BW: It would be a big deal. But maybe only for a day or two, because it would depend on what followed. If there were terrorist attacks in this country or elsewhere in the world, all the analysts would be on TV and say, “See? Bin Laden wasn’t that important to the organization.” So it would depend on what would happen, but you’ve posed an interesting idea that if that happened, you could use it as a pivot point to say “Okay, we’ve essentially dismantled and defeated al-Qaeda. They’re not in Afghanistan.” And you could have some sort of significant troop withdrawal. At the same time, the war on the ground is ugly and violent, and we’re losing a lot of troops.

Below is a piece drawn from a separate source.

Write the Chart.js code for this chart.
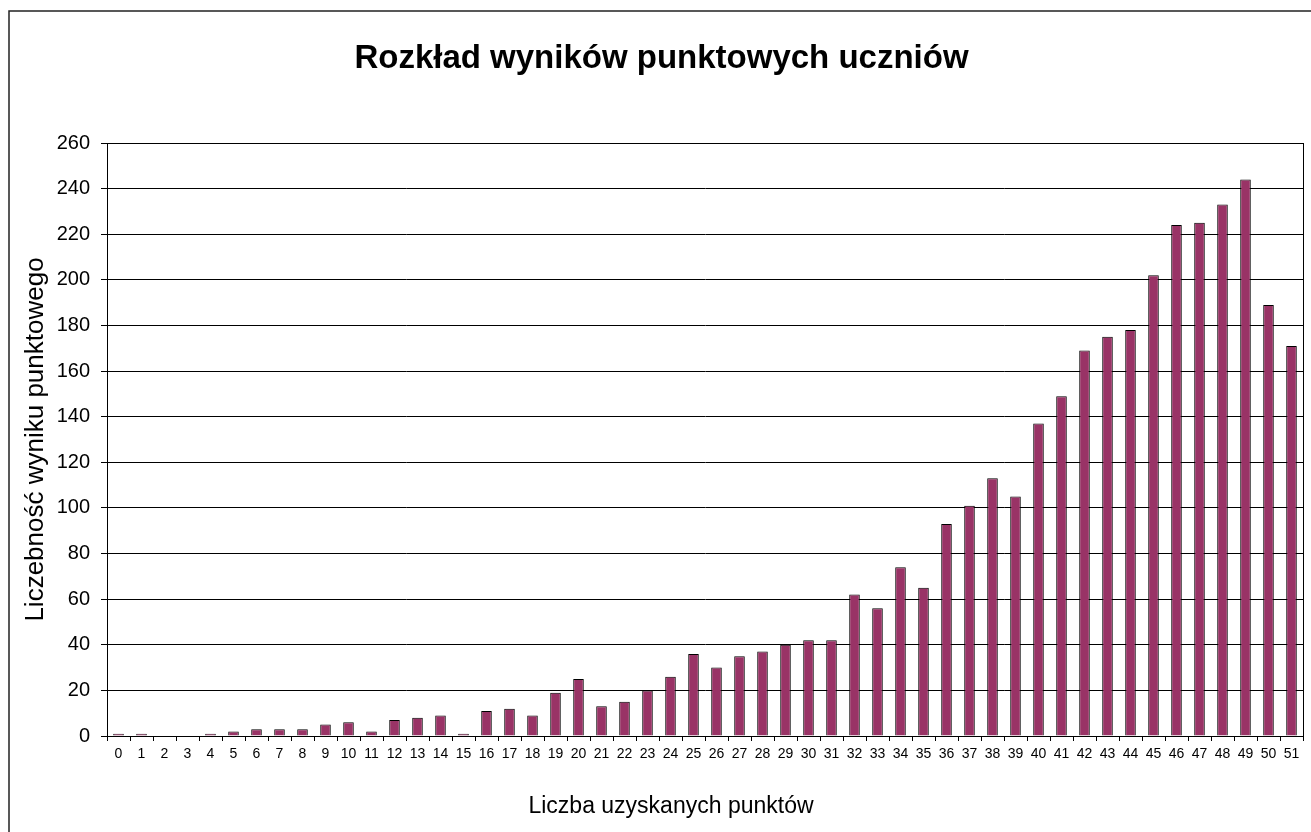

You can’t divorce yourself, when you look at this, from the sacrifice and payment some individuals and families are making in this war. The responsibility and price is unevenly distributed. I asked this question of people in Obama’s circle working on this, “What do we owe the people who are over there?” And one of them said, “Everything. They’re our surrogates.” I then asked “What are we giving them? Are we giving them everything?” Of course, the answer is, “No.” Part of what we’re not giving them is the clarity of mission and leadership and focus and commitment. The Obama campaign of 2008, the clarion call, “Yes we can!” We haven’t heard it about these wars.